As to the future it is difficult to say with clarity. We are at the end of the Gutenberg era and at the beginning of the Google search. Prices became terribly inflated and are returning to earth. We have a taste for printed works. Our heirs too will be collecting but whether they will appreciate what we like is a question yet to be answered.
What we will bequest to them is a market far more efficient than any prior iterations have been. Our contribution may ultimately be that we weathered the dealer – library bacchanalia and have emerged in tact and still in love with the material.
For some dealers the choices will be severe. Many will seek to avoid markdowns, see their sales decline as customers die or are weaned away, and still hold out, maintaining their above the market prices until the bloody end. And this is just as well because too much inventory, too soon, would weight down the market mightily. We estimate that a continuing 15% annual increase in auction volume can be absorbed with little disruption and know this because we have seen steady increases in auction volume for years while prices have remained reasonably steady.

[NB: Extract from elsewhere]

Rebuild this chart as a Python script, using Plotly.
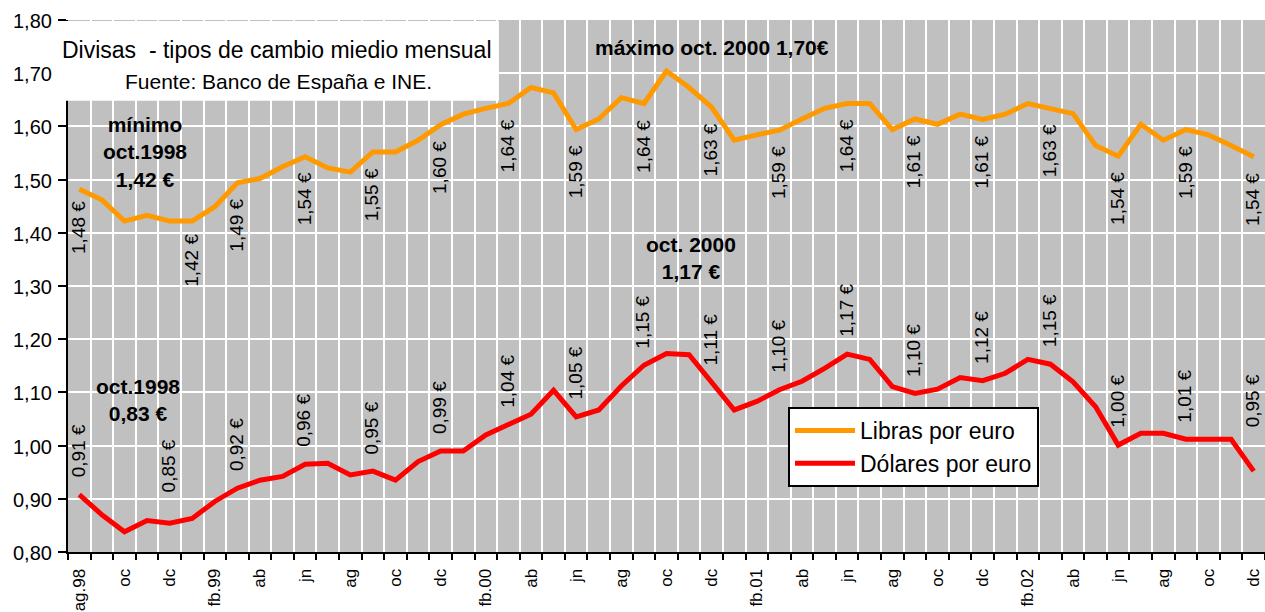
import plotly.graph_objects as go

# ---- data (monthly averages, ag.98 .. dc.02) ----
months = ["ag.98", "sp", "oc", "nv", "dc", "en.99", "fb.99", "mr", "ab", "my", "jn", "jl",
          "ag", "sp", "oc", "nv", "dc", "en.00", "fb.00", "mr", "ab", "my", "jn", "jl",
          "ag", "sp", "oc", "nv", "dc", "en.01", "fb.01", "mr", "ab", "my", "jn", "jl",
          "ag", "sp", "oc", "nv", "dc", "en.02", "fb.02", "mr", "ab", "my", "jn", "jl",
          "ag", "sp", "oc", "nv", "dc"]

tick_labels = ["ag.98", "oc", "dc", "fb.99", "ab", "jn", "ag", "oc", "dc",
               "fb.00", "ab", "jn", "ag", "oc", "dc",
               "fb.01", "ab", "jn", "ag", "oc", "dc",
               "fb.02", "ab", "jn", "ag", "oc", "dc"]

y_ticks = [0.8, 0.9, 1.0, 1.1, 1.2, 1.3, 1.4, 1.5, 1.6, 1.7, 1.8]

libras = [1.482, 1.462, 1.422, 1.433, 1.422, 1.422, 1.449, 1.494, 1.502, 1.524,
          1.543, 1.522, 1.514, 1.552, 1.552, 1.574, 1.603, 1.623, 1.634, 1.643,
          1.673, 1.663, 1.594, 1.614, 1.654, 1.643, 1.704, 1.673, 1.636, 1.574,
          1.584, 1.593, 1.614, 1.634, 1.643, 1.643, 1.594, 1.614, 1.604, 1.623,
          1.613, 1.623, 1.643, 1.634, 1.624, 1.564, 1.544, 1.604, 1.574, 1.594,
          1.584, 1.564, 1.543]

dolares = [0.908, 0.870, 0.838, 0.859, 0.854, 0.863, 0.895, 0.920, 0.935, 0.942,
           0.965, 0.967, 0.945, 0.952, 0.935, 0.970, 0.990, 0.990, 1.020, 1.039,
           1.059, 1.104, 1.054, 1.067, 1.112, 1.151, 1.173, 1.171, 1.118, 1.067,
           1.083, 1.105, 1.121, 1.145, 1.172, 1.162, 1.111, 1.098, 1.106, 1.128,
           1.122, 1.136, 1.162, 1.153, 1.120, 1.073, 1.001, 1.023, 1.023, 1.012,
           1.012, 1.012, 0.952]

libras_label_idx = [0, 5, 7, 10, 13, 16, 19, 22, 25, 28, 31, 34, 37, 40, 43, 46, 49, 52]
libras_label_txt = ["1,48 €", "1,42 €", "1,49 €", "1,54 €", "1,55 €", "1,60 €", "1,64 €",
                    "1,59 €", "1,64 €", "1,63 €", "1,59 €", "1,64 €", "1,61 €", "1,61 €",
                    "1,63 €", "1,54 €", "1,59 €", "1,54 €"]

dolares_label_idx = [0, 4, 7, 10, 13, 16, 19, 22, 25, 28, 31, 34, 37, 40, 43, 46, 49, 52]
dolares_label_txt = ["0,91 €", "0,85 €", "0,92 €", "0,96 €", "0,95 €", "0,99 €", "1,04 €",
                     "1,05 €", "1,15 €", "1,11 €", "1,10 €", "1,17 €", "1,10 €", "1,12 €",
                     "1,15 €", "1,00 €", "1,01 €", "0,95 €"]

FONT = "Liberation Sans, Arial, sans-serif"
n = len(months)
x = list(range(n))

fig = go.Figure()
fig.add_trace(go.Scatter(x=x, y=libras, mode="lines", name="Libras por euro",
                         line=dict(color="#FF9900", width=5), hoverinfo="skip"))
fig.add_trace(go.Scatter(x=x, y=dolares, mode="lines", name="Dólares por euro",
                         line=dict(color="#FF0000", width=5), hoverinfo="skip"))

ann = []
lib_gap = {0: 10, 5: 11}
for i, t in zip(libras_label_idx, libras_label_txt):
    ann.append(dict(x=i, y=libras[i], xref="x", yref="y", text=t, showarrow=False,
                    textangle=-90, xanchor="center", yanchor="top",
                    yshift=-lib_gap.get(i, 14), xshift=-1,
                    font=dict(size=19, color="black", family=FONT)))
dol_gap = {4: 29, 52: 42}
for i, t in zip(dolares_label_idx, dolares_label_txt):
    ann.append(dict(x=i, y=dolares[i], xref="x", yref="y", text=t, showarrow=False,
                    textangle=-90, xanchor="center", yanchor="bottom",
                    yshift=dol_gap.get(i, 15), xshift=-1,
                    font=dict(size=19, color="black", family=FONT)))

# y-axis tick labels (decimal comma), placed just left of the tick marks
for v in y_ticks:
    ann.append(dict(x=0, y=v, xref="paper", yref="y", xanchor="right", yanchor="middle",
                    xshift=-14, yshift=-1, text=f"{v:.2f}".replace(".", ","),
                    showarrow=False, font=dict(size=20, color="black", family=FONT)))

bold = dict(size=21, color="black", family=FONT)
ann += [
    dict(x=28.0, y=1.749, xref="x", yref="y", text="<b>máximo oct. 2000 1,70€</b>",
         showarrow=False, font=bold),
    dict(x=2.9, y=1.552, xref="x", yref="y", text="<b>mínimo<br>oct.1998<br>1,42 €</b>",
         showarrow=False, font=bold),
    dict(x=27.1, y=1.353, xref="x", yref="y", text="<b>oct. 2000<br>1,17 €</b>",
         showarrow=False, font=bold),
    dict(x=2.6, y=1.086, xref="x", yref="y", text="<b>oct.1998<br>0,83 €</b>",
         showarrow=False, font=bold),
    dict(x=-0.007, y=0.9436, xref="paper", yref="paper", xanchor="left", yanchor="middle",
         text="Divisas  - tipos de cambio miedio mensual", showarrow=False,
         font=dict(size=23, color="black", family=FONT)),
    dict(x=0.176, y=0.8835, xref="paper", yref="paper", xanchor="center", yanchor="middle",
         text="Fuente: Banco de España e INE.", showarrow=False,
         font=dict(size=21, color="black", family=FONT)),
]

fig.update_layout(
    width=1265, height=612,
    margin=dict(l=68, r=0, t=20, b=60),
    paper_bgcolor="white", plot_bgcolor="#C0C0C0",
    separators=",.",
    font=dict(family=FONT, size=20, color="black"),
    showlegend=True,
    legend=dict(x=0.6015, y=0.2726, xanchor="left", yanchor="top",
                bgcolor="white", bordercolor="black", borderwidth=2,
                font=dict(size=23, family=FONT, color="black"),
                itemwidth=60),
    annotations=ann,
    shapes=[dict(type="rect", xref="paper", yref="paper",
                 x0=-0.0084, x1=0.36, y0=0.848, y1=0.998,
                 fillcolor="white", line=dict(width=0), layer="above")],
    hovermode=False,
)

fig.update_xaxes(
    range=[-0.5, n - 0.5], automargin=False,
    tickmode="array", tickvals=list(range(0, n, 2)), ticktext=tick_labels,
    tickangle=-90, ticks="", showgrid=False, zeroline=False,
    tickfont=dict(size=17, family=FONT, color="black"),
    ticklabelstandoff=8,
    showline=True, linecolor="black", linewidth=2,
    minor=dict(tickmode="linear", tick0=-0.5, dtick=1, ticks="outside", ticklen=6,
               tickwidth=2, tickcolor="black", showgrid=True, gridcolor="white",
               gridwidth=2),
)
fig.update_yaxes(
    range=[0.8, 1.8], tickmode="array", tickvals=y_ticks, automargin=False,
    ticks="outside", ticklen=8, tickwidth=2, tickcolor="black",
    showticklabels=False,
    showgrid=True, gridcolor="white", gridwidth=2, zeroline=False,
    showline=True, linecolor="black", linewidth=2,
)

fig.write_html(
    "out.html",
    config={"displayModeBar": False},
    post_script="document.body.style.margin='0px';document.body.style.overflow='hidden';",
)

Looking ahead we are in a delicate balance with rising auction volume and an aging dealer population on the one side and an increasingly efficient market on the other, Stalwarts of the passing generation that will sell the way they always have or not at all while an increasing proportion on both sides adjust to the emerging value consensus established in the auction rooms.
We have made it into the new world. All the books, manuscripts, maps and ephemera will too, if not immediately, then in time. Our grandchildren may look back upon our efforts and wonder what it was we liked so much. I hope so and further hope they see it as we have, that there is wisdom and perspective in these old things. About that there should be no debate. That then leaves only one variable to discuss: price.
And this is being established in the rooms as we speak.